■ **SOURCE DATA**:

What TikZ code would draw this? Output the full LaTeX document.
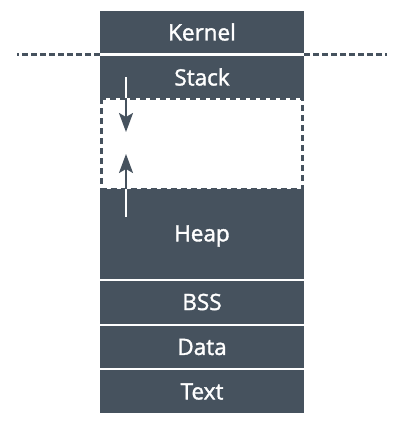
\documentclass[tikz,border=0pt]{standalone}
\usepackage{fontspec}
\setmainfont{Open Sans}
\newfontfamily\lblfont[FakeBold=1.6]{Open Sans}
\usetikzlibrary{arrows.meta}
\definecolor{slate}{HTML}{46525E}
\begin{document}
\begin{tikzpicture}[x=1pt,y=-1pt,
  seg/.style={fill=slate,draw=none},
  lbl/.style={text=white,font=\lblfont\fontsize{22.5}{25}\selectfont,anchor=center,inner sep=0pt},
  sep/.style={dash pattern=on 6pt off 3pt,line width=2.5pt,draw=slate},
  gap/.style={draw=slate,fill=white,line width=3pt,dash pattern=on 6pt off 4pt},
  arr/.style={line width=2pt,-{Stealth[length=19pt,width=14pt,inset=4pt]}}
]
\useasboundingbox (0,0) rectangle (414,429);
% segments
\fill[seg] (100,11) rectangle (304,53);
\fill[seg] (100,55.5) rectangle (304,98);
\fill[seg] (100,189) rectangle (304,279);
\fill[seg] (100,281) rectangle (304,323.5);
\fill[seg] (100,325.5) rectangle (304,368);
\fill[seg] (100,370) rectangle (304,413);
% free-space region
\draw[gap] (101.5,98) rectangle (302.5,189);
% labels
\node[lbl] (kernel) at (202,32) {Kernel};
\node[lbl] (stack) at (202,77) {Stack};
\node[lbl] (heap) at (202,236) {Heap};
\node[lbl] (bss) at (202,302) {BSS};
\node[lbl] (data) at (202,347) {Data};
\node[lbl] (text) at (202,391.5) {Text};
% boundary line
\coordinate (l1) at (17,54.5);
\coordinate (l2) at (100,54.5);
\coordinate (r1) at (304,54.5);
\coordinate (r2) at (387,54.5);
\draw[sep,dash phase=4pt] (l1) -- (l2);
\draw[sep,dash phase=4pt] (r2) -- (r1);
% arrows
\coordinate (sa) at (126,77);
\coordinate (sb) at (126,98);
\coordinate (st) at (126,132);
\coordinate (ha) at (126,217);
\coordinate (hb) at (126,189);
\coordinate (ht) at (126,154);
\draw[line width=2pt,white] (sa) -- (sb);
\draw[arr,slate] (sb) -- (st);
\draw[line width=2pt,white] (ha) -- (hb);
\draw[arr,slate] (hb) -- (ht);
\end{tikzpicture}
\end{document}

■ **DESCRIPTION OF THE TASK**: Return the material exactly as given, apart from the pictures.

■ **WORKED SOLUTION**:
What TikZ code would draw this? Output the full LaTeX document.
\documentclass[tikz,border=0pt]{standalone}
\usepackage{fontspec}
\setmainfont{Open Sans}
\newfontfamily\lblfont[FakeBold=1.6]{Open Sans}
\usetikzlibrary{arrows.meta}
\definecolor{slate}{HTML}{46525E}
\begin{document}
\begin{tikzpicture}[x=1pt,y=-1pt,
  seg/.style={fill=slate,draw=none},
  lbl/.style={text=white,font=\lblfont\fontsize{22.5}{25}\selectfont,anchor=center,inner sep=0pt},
  sep/.style={dash pattern=on 6pt off 3pt,line width=2.5pt,draw=slate},
  gap/.style={draw=slate,fill=white,line width=3pt,dash pattern=on 6pt off 4pt},
  arr/.style={line width=2pt,-{Stealth[length=19pt,width=14pt,inset=4pt]}}
]
\useasboundingbox (0,0) rectangle (414,429);
% segments
\fill[seg] (100,11) rectangle (304,53);
\fill[seg] (100,55.5) rectangle (304,98);
\fill[seg] (100,189) rectangle (304,279);
\fill[seg] (100,281) rectangle (304,323.5);
\fill[seg] (100,325.5) rectangle (304,368);
\fill[seg] (100,370) rectangle (304,413);
% free-space region
\draw[gap] (101.5,98) rectangle (302.5,189);
% labels
\node[lbl] (kernel) at (202,32) {Kernel};
\node[lbl] (stack) at (202,77) {Stack};
\node[lbl] (heap) at (202,236) {Heap};
\node[lbl] (bss) at (202,302) {BSS};
\node[lbl] (data) at (202,347) {Data};
\node[lbl] (text) at (202,391.5) {Text};
% boundary line
\coordinate (l1) at (17,54.5);
\coordinate (l2) at (100,54.5);
\coordinate (r1) at (304,54.5);
\coordinate (r2) at (387,54.5);
\draw[sep,dash phase=4pt] (l1) -- (l2);
\draw[sep,dash phase=4pt] (r2) -- (r1);
% arrows
\coordinate (sa) at (126,77);
\coordinate (sb) at (126,98);
\coordinate (st) at (126,132);
\coordinate (ha) at (126,217);
\coordinate (hb) at (126,189);
\coordinate (ht) at (126,154);
\draw[line width=2pt,white] (sa) -- (sb);
\draw[arr,slate] (sb) -- (st);
\draw[line width=2pt,white] (ha) -- (hb);
\draw[arr,slate] (hb) -- (ht);
\end{tikzpicture}
\end{document}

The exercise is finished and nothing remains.